The first meeting with the Lakotas had gone exceedingly well for the soldierexplorers. One reason, recalled Private Joseph Whitehouse, was the fact that Lewis gave a demonstration of their experimental air gun, which was fired by air stored under pressure in the gun’s butt.

Although the conference with the Lakotas had been a success, more meetings with Lakota clans–and other tribes as well–would lie ahead of them. One month later, the Corps of Discovery encountered a clan of Lakotas who had an unsavory reputation of menacing parties of traders. Interpreter Pierre Dorion had been one such trader, so the soldiers knew what to expect. On September 25, in the wilderness of what is now South Dakota, near the capital of Pierre, they met Tortohonga, the chief known as the Partisan.

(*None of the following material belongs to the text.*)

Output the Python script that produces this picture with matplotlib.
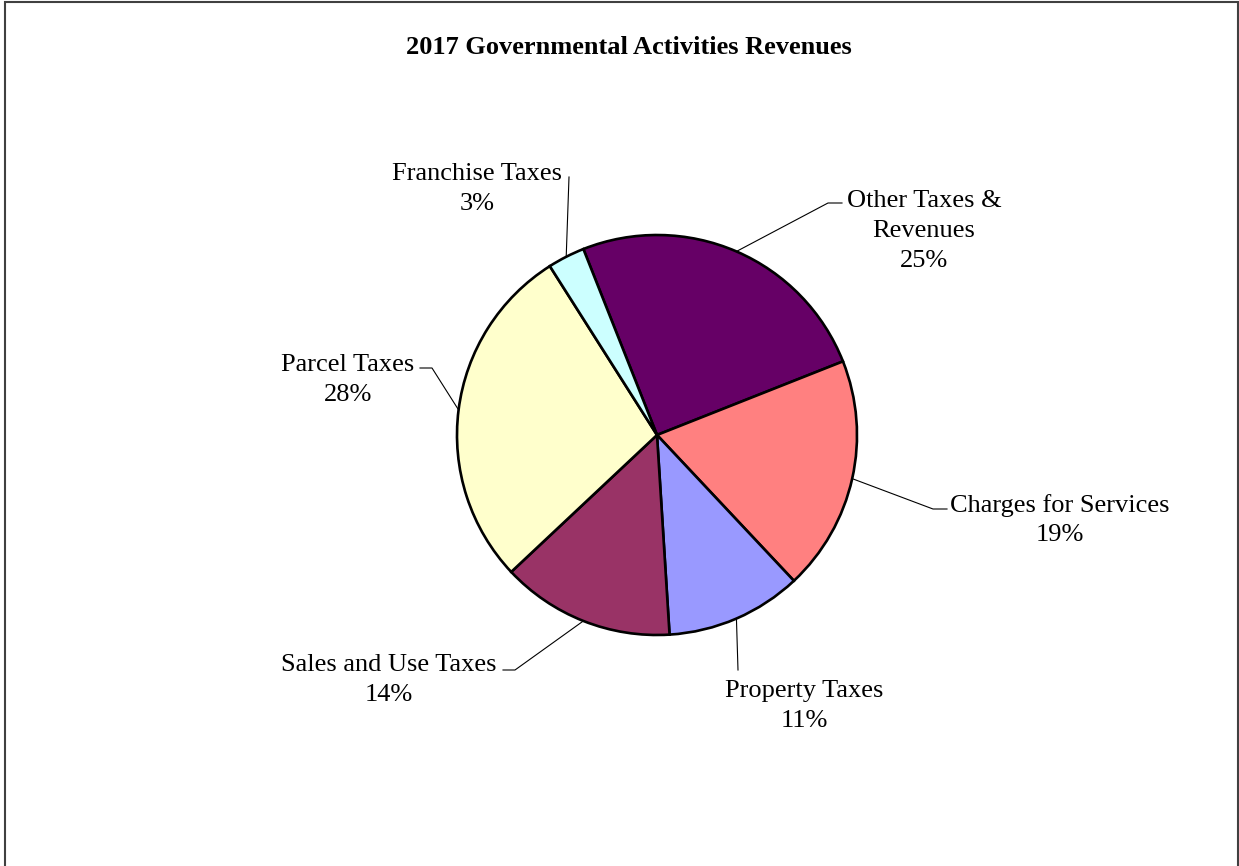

After the usual opening pleasantries, the partisans follower suddenly turned on the whites on the banks of the Bad River. As the journal retold the incident, ‘They at last accompanied Captain Clark on shore in a pirogue with five men; but it seems they had formed a design to stop us; for no sooner had the party landed than three of the Indians seized the cable of the pirogue, and one of the [warriors] of the chief put his arms around the mast. The second chief, who affected intoxication, then said that we should not go on, that they had not received presents enough from us. Captain Clark told them that we would not be prevented from going on; that we were not squaws, but warriors; that we were sent by our great father, who could in a moment exterminate them.’

The chief replied that he, too, had warriors, and proceeded to threaten personal violence to Clark, who immediately drew his sword and made a signal to the boat to prepare for action. The troopers, who had donned their military uniforms to overawe the Indians, found themselves in the middle of danger. The Indians who surrounded Clark drew their arrows from their quivers and were bending their bows when the swivel gun in the boat was pointed toward them, and 12 determined men jumped into the pirogue to join Clark.